» **EXERCISE GOAL**
Output each line exactly as it appears, skipping any embedded picture.

┌──

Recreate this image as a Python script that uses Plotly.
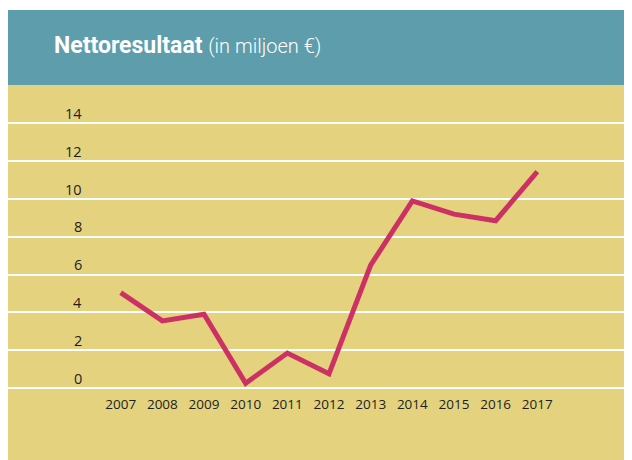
import plotly.graph_objects as go

years = [2007, 2008, 2009, 2010, 2011, 2012, 2013, 2014, 2015, 2016, 2017]
net_result = [5.05, 3.55, 3.9, 0.25, 1.85, 0.75, 6.5, 9.9, 9.2, 8.85, 11.45]
y_ticks = [0, 2, 4, 6, 8, 10, 12, 14]
year_labels = [str(y) for y in years]

title_main = "Nettoresultaat"
title_sub = "(in miljoen €)"

# page has an 8px body margin; work in screen coordinates and subtract it
OFF = 8
W, H = 632 - OFF, 460 - OFF
T = 85 - OFF
plot_w, plot_h = W, H - T

TEAL = "#5e9dab"
YELLOW = "#e4d27f"
LINE = "#cc3163"
TEXT = "#1e1e1e"

fig = go.Figure()
fig.add_trace(go.Scatter(
    x=years, y=net_result, mode="lines",
    line=dict(color=LINE, width=5, shape="linear"),
    hoverinfo="skip", showlegend=False,
))

x_per = 41.66
y_per = 18.9
fig.update_layout(
    width=W, height=H,
    margin=dict(l=0, r=0, t=T, b=0, autoexpand=False),
    paper_bgcolor="white",
    plot_bgcolor=YELLOW,
    showlegend=False,
    xaxis=dict(
        range=[2007 - (120.7 - OFF) / x_per, 2017 + (632 - 537.3) / x_per],
        tickvals=years, ticktext=year_labels,
        showgrid=False, zeroline=False, showline=False,
        ticks="outside", ticklen=4, tickcolor="rgba(0,0,0,0)",
        anchor="free", position=(460 - 388) / plot_h,
        tickfont=dict(family="Open Sans, Noto Sans, sans-serif", size=13.5, color=TEXT),
        fixedrange=True,
    ),
    yaxis=dict(
        range=[-(460 - 388) / y_per, (388 - 85) / y_per],
        tickvals=y_ticks,
        showgrid=True, gridcolor="white", gridwidth=1.5,
        zeroline=False, showline=False, showticklabels=False,
        fixedrange=True,
    ),
    shapes=[dict(
        type="rect", xref="paper", yref="paper",
        x0=0, x1=1, y0=1, y1=1 + (85 - 10) / plot_h,
        fillcolor=TEAL, line=dict(width=0), layer="below",
    )],
)

for v in y_ticks:
    fig.add_annotation(
        x=(84 - OFF) / plot_w, xref="paper", xanchor="right",
        y=v, yref="y", yshift=10, yanchor="middle",
        text=str(v), showarrow=False,
        font=dict(family="Open Sans, Noto Sans, sans-serif", size=14.5, color=TEXT),
    )

fig.add_annotation(
    x=(52 - OFF) / plot_w, xref="paper", xanchor="left",
    y=1 + (85 - 46) / plot_h, yref="paper", yanchor="middle",
    text=f"<b>{title_main}</b> <span style='font-size:20px;font-weight:300'>{title_sub}</span>",
    showarrow=False,
    font=dict(family="Roboto, Open Sans, sans-serif", size=23, color="white"),
)

fig.write_html("out.html")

└──

» **RESULT BELOW**
Recreate this image as a Python script that uses Plotly.
import plotly.graph_objects as go

years = [2007, 2008, 2009, 2010, 2011, 2012, 2013, 2014, 2015, 2016, 2017]
net_result = [5.05, 3.55, 3.9, 0.25, 1.85, 0.75, 6.5, 9.9, 9.2, 8.85, 11.45]
y_ticks = [0, 2, 4, 6, 8, 10, 12, 14]
year_labels = [str(y) for y in years]

title_main = "Nettoresultaat"
title_sub = "(in miljoen €)"

# page has an 8px body margin; work in screen coordinates and subtract it
OFF = 8
W, H = 632 - OFF, 460 - OFF
T = 85 - OFF
plot_w, plot_h = W, H - T

TEAL = "#5e9dab"
YELLOW = "#e4d27f"
LINE = "#cc3163"
TEXT = "#1e1e1e"

fig = go.Figure()
fig.add_trace(go.Scatter(
    x=years, y=net_result, mode="lines",
    line=dict(color=LINE, width=5, shape="linear"),
    hoverinfo="skip", showlegend=False,
))

x_per = 41.66
y_per = 18.9
fig.update_layout(
    width=W, height=H,
    margin=dict(l=0, r=0, t=T, b=0, autoexpand=False),
    paper_bgcolor="white",
    plot_bgcolor=YELLOW,
    showlegend=False,
    xaxis=dict(
        range=[2007 - (120.7 - OFF) / x_per, 2017 + (632 - 537.3) / x_per],
        tickvals=years, ticktext=year_labels,
        showgrid=False, zeroline=False, showline=False,
        ticks="outside", ticklen=4, tickcolor="rgba(0,0,0,0)",
        anchor="free", position=(460 - 388) / plot_h,
        tickfont=dict(family="Open Sans, Noto Sans, sans-serif", size=13.5, color=TEXT),
        fixedrange=True,
    ),
    yaxis=dict(
        range=[-(460 - 388) / y_per, (388 - 85) / y_per],
        tickvals=y_ticks,
        showgrid=True, gridcolor="white", gridwidth=1.5,
        zeroline=False, showline=False, showticklabels=False,
        fixedrange=True,
    ),
    shapes=[dict(
        type="rect", xref="paper", yref="paper",
        x0=0, x1=1, y0=1, y1=1 + (85 - 10) / plot_h,
        fillcolor=TEAL, line=dict(width=0), layer="below",
    )],
)

for v in y_ticks:
    fig.add_annotation(
        x=(84 - OFF) / plot_w, xref="paper", xanchor="right",
        y=v, yref="y", yshift=10, yanchor="middle",
        text=str(v), showarrow=False,
        font=dict(family="Open Sans, Noto Sans, sans-serif", size=14.5, color=TEXT),
    )

fig.add_annotation(
    x=(52 - OFF) / plot_w, xref="paper", xanchor="left",
    y=1 + (85 - 46) / plot_h, yref="paper", yanchor="middle",
    text=f"<b>{title_main}</b> <span style='font-size:20px;font-weight:300'>{title_sub}</span>",
    showarrow=False,
    font=dict(family="Roboto, Open Sans, sans-serif", size=23, color="white"),
)

fig.write_html("out.html")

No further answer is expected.